The iron represents the chores and responsibilities that prevented the narrator from engaging with Emily’s life more profoundly. As the story’s title suggests, the narrator is constantly embroiled in the duties she must perform to effectively care for her family. This is ironic because it is these duties that drew her away from Emily and lessened the quality of her care. The repetitive motion of the iron moving back and forth across the surface of the ironing board mimics the narrator’s thought processes as she moves back and forth over her life as a mother, attempting to identify the source of Emily’s current difficulties.

The distance the narrator feels from Emily is embodied in this simple act of ironing. Although Emily’s welfare is the central concern of the story, the narrator is more actively engaged in unwrinkling her daughter’s dress than in the life of the young woman who will wear it. The narrator’s final wish is that Emily will have a strong sense of self-worth and believe that she is more than the dress that is “helpless before the iron.” This comment suggests that the narrator hopes Emily will be able to transcend the narrator’s mistakes, rather than succumb to the circumstances of her birth.

The convalescent home where Emily recovers from tuberculosis represents the narrator’s inability to effectively care for her children. A social welfare agency has stepped in to provide Emily with the care and attention she does not receive at home—Emily can recover only if she is looked after by strangers in an unfamiliar place. The facility is supported by society women who have placed the children’s convalescence center on their list of causes, and they help support the facility through fundraisers. These women couldn’t be more different from the narrator, who has struggled for her entire life to make ends meet. The wide green lawns and “fluted flower beds” contrast starkly with the narrator’s drab world of ironing in her cramped walkup apartment.

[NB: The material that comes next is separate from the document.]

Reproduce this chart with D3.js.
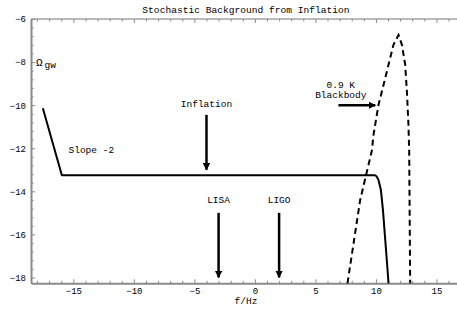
<!DOCTYPE html>
<html lang="en">
<head>
  <meta charset="UTF-8">
  <title>Stochastic Background from Inflation</title>
  <script src="https://d3js.org/d3.v7.min.js"></script>
  <style>
    body { margin: 0; background: #fff; }
    text { font-family: "Liberation Mono", "DejaVu Sans Mono", monospace; fill: #000; }
    .axis path, .axis line { stroke: #8a8a8a; }
    .axis text { font-size: 9px; font-family: "Liberation Mono", monospace; }
  </style>
</head>
<body>
  <svg id="chart" width="457" height="309"></svg>

  <script>
    // inflation spectrum (log10 f, log10 Omega)
    const inflation = [
      [-17.52, -10.14], [-15.95, -13.25], [9.9, -13.25], [10.05, -13.3],
      [10.21, -13.47], [10.41, -13.93], [10.58, -14.86], [10.77, -16.25],
      [10.96, -17.64], [11.04, -18.27]
    ];
    // 0.9 K blackbody spectrum
    const blackbody = [
      [7.65, -18.27], [8.7, -14.4], [9.67, -12.1], [9.8, -11.38],
      [10.21, -9.99], [10.63, -9.06], [11.04, -8.13], [11.45, -7.2],
      [11.87, -6.74], [12.15, -7.2], [12.42, -8.13], [12.56, -9.37],
      [12.69, -10.92], [12.75, -12.15], [12.83, -18.27]
    ];
    // arrows: [x1, y1, x2, y2]
    const arrows = [
      [-4, -10.45, -4, -13.0],
      [-3, -15.0, -3, -18.0],
      [2, -15.0, 2, -18.0],
      [6.9, -10.0, 9.95, -10.0]
    ];
    const labels = [
      {x: -4, y: -10.1, text: "Inflation", anchor: "middle"},
      {x: -3, y: -14.55, text: "LISA", anchor: "middle"},
      {x: 2, y: -14.55, text: "LIGO", anchor: "middle"},
      {x: 7.1, y: -9.2, text: "0.9 K", anchor: "middle"},
      {x: 7.1, y: -9.65, text: "Blackbody", anchor: "middle"},
      {x: -15.4, y: -12.2, text: "Slope -2", anchor: "start"}
    ];
    const xTicks = [-15, -10, -5, 0, 5, 10, 15];
    const yTicks = [-18, -16, -14, -12, -10, -8, -6];

    const svg = d3.select("#chart");
    const m = {left: 31, right: 457, top: 19, bottom: 283.3};

    const x = d3.scaleLinear().domain([-18.5, 16.7]).range([m.left, m.right]);
    const y = d3.scaleLinear().domain([-18.27, -6]).range([m.bottom, m.top]);

    const minorX = d3.range(-18, 17, 1).filter(v => v % 5 !== 0);
    const minorY = d3.range(-18, -5.9, 0.4).map(v => +v.toFixed(1)).filter(v => Math.abs(v % 2) > 0.01);

    // frame
    svg.append("line").attr("x1", m.left).attr("x2", m.right).attr("y1", m.top).attr("y2", m.top)
      .attr("stroke", "#777").attr("stroke-width", 1.2);

    const xAxis = svg.append("g").attr("class", "axis")
      .attr("transform", `translate(0,${m.bottom})`)
      .call(d3.axisBottom(x).tickValues(xTicks).tickSizeInner(-4).tickSizeOuter(0).tickPadding(4));
    xAxis.select(".domain").attr("stroke-width", 2);
    svg.append("g").attr("class", "axis")
      .attr("transform", `translate(0,${m.bottom})`)
      .call(d3.axisBottom(x).tickValues(minorX).tickSize(-2.5).tickFormat(""))
      .select(".domain").remove();

    // top ticks
    svg.append("g").attr("class", "axis")
      .attr("transform", `translate(0,${m.top})`)
      .call(d3.axisTop(x).tickValues(xTicks).tickSize(-4).tickFormat(""))
      .select(".domain").remove();
    svg.append("g").attr("class", "axis")
      .attr("transform", `translate(0,${m.top})`)
      .call(d3.axisTop(x).tickValues(minorX).tickSize(-2.5).tickFormat(""))
      .select(".domain").remove();

    const yAxis = svg.append("g").attr("class", "axis")
      .attr("transform", `translate(${m.left},0)`)
      .call(d3.axisLeft(y).tickValues(yTicks).tickSizeInner(-4).tickSizeOuter(0).tickPadding(5));
    yAxis.select(".domain").attr("stroke-width", 2);
    svg.append("g").attr("class", "axis")
      .attr("transform", `translate(${m.left},0)`)
      .call(d3.axisLeft(y).tickValues(minorY).tickSize(-2.5).tickFormat(""))
      .select(".domain").remove();

    const line = d3.line().x(d => x(d[0])).y(d => y(d[1]));

    svg.append("path").datum(inflation)
      .attr("d", line).attr("fill", "none").attr("stroke", "#000")
      .attr("stroke-width", 2).attr("stroke-linejoin", "round");

    svg.append("path").datum(blackbody)
      .attr("d", line).attr("fill", "none").attr("stroke", "#000")
      .attr("stroke-width", 2).attr("stroke-dasharray", "6,4");

    // arrows
    svg.append("defs").append("marker")
      .attr("id", "head").attr("viewBox", "0 0 10 10")
      .attr("refX", 9).attr("refY", 5)
      .attr("markerWidth", 3).attr("markerHeight", 3)
      .attr("orient", "auto")
      .append("path").attr("d", "M0,0L10,5L0,10Z").attr("fill", "#000");

    svg.selectAll(".arrow").data(arrows).enter().append("line")
      .attr("class", "arrow")
      .attr("x1", d => x(d[0])).attr("y1", d => y(d[1]))
      .attr("x2", d => x(d[2])).attr("y2", d => y(d[3]))
      .attr("stroke", "#000").attr("stroke-width", 2.5)
      .attr("marker-end", "url(#head)");

    svg.selectAll(".lab").data(labels).enter().append("text")
      .attr("class", "lab")
      .attr("x", d => x(d.x)).attr("y", d => y(d.y))
      .attr("text-anchor", d => d.anchor)
      .attr("font-size", "9.5px")
      .text(d => d.text);

    // title, axis label
    svg.append("text").attr("x", 246).attr("y", 13)
      .attr("text-anchor", "middle").attr("font-size", "9.6px")
      .text("Stochastic Background from Inflation");
    svg.append("text").attr("x", 246).attr("y", 304)
      .attr("text-anchor", "middle").attr("font-size", "9.5px")
      .text("f/Hz");

    const om = svg.append("text").attr("x", 36).attr("y", y(-8) + 4).attr("font-size", "11px");
    om.append("tspan").text("Ω");
    om.append("tspan").attr("dx", 2).attr("dy", 2).attr("font-size", "9.5px").text("gw");
  </script>
</body>
</html>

Emily’s balcony in particular represents the emotional distance between the narrator and her daughter. While Emily is at the recovery center, she is cut off from almost all communication. Even the letters the narrator writes to her are read to her once and then thrown away. Parents are allowed to visit only every

other Sunday, when the children line up on the balconies of their cottages and conduct shouted conversations with the parents who stand below. The narrator seems unable to establish direct contact with Emily, either in the recovery center or their home life. The narrator refers to the “invisible wall” that divides them, both then and now. A sign instructing visitors not to “contaminate” their children through “physical contact” suggests that the narrator herself is a source of contamination, allowing her daughter to sicken while she devoted her attention to other responsibilities. The mother’s emotional neglect of Emily has permanently “contaminated” her as well, infusing her with a bleakness that the narrator fears will never disappear.